Very disappointing gobbiligook from him when questioned on what he believes about the resurrection. He says, “it’s not about how we evacuate this earth, but about the goodness of this world, dirt, sweat, sex, vineyards, ….earthly affirmation that this world is good!” What planet is he living on? To which his interviewer, Newsweek editor, Lisa Miller, states, “Well, I don’t understand the Resurrection, and it’s clear you don’t either!!” Yikes. What happened to “Be ready to give an answer for the hope that lies in you”? He states that “God being good is a fresh new radical idea”. Really?? Never once states Jesus is the Son of God, or mentions His sacrifice, when asked is he sure Jesus is the only way. One critic wrote “His book on Hell is full of opinion and feelings, without any scriptural support”. That is how I am left feeling after watching, listening to this interview.

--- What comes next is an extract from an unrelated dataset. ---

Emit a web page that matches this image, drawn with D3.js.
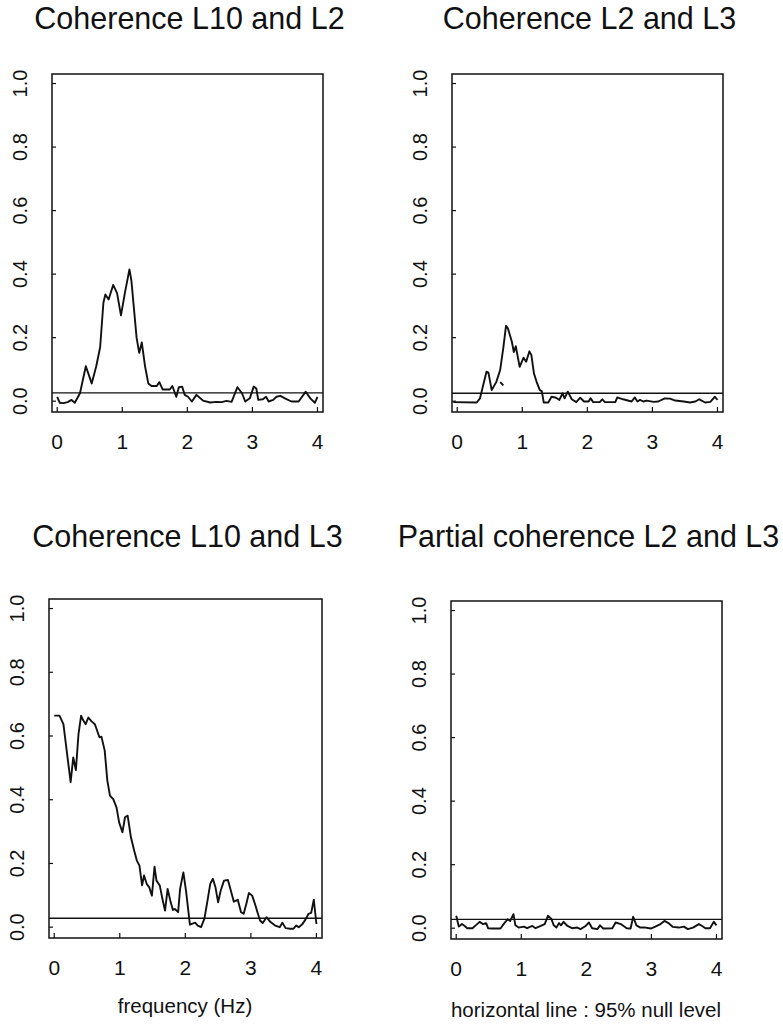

All that being said, I think the conversation is stimulating. We are called to be like the Bereans of Acts 17, to study to show ourselves approved (2Tim 2:15), something RB seems to struggle with, yet he is provocative enough to hopefully send us all running for our Bibles to see what it actually says, and what we really believe and why! I can’t help but feel that Rob’s book is a reaction/response to Calvinism and unconditional election, but as is in much from this EC “movement”, or conversation, as they prefer to call it, once again, the pendulum swings too far.
Links to a couple of interesting, well written reviews by Kevin DeYoung and Tim Challies if you wish to read the kind of reaction he is stirring up in the Christian community. YouTube has many of RB’s video shorts if you want the messages straight from the horse’s mouth, so to speak, before you approve or condemn. He also has his own Mars Hill church web page. I will read the book, but not to find out if there is a hell or not. That the Bible is very clear on, and the Bible is the foundation of my theology on Hell – however, a topical study to shore up that belief might not hurt!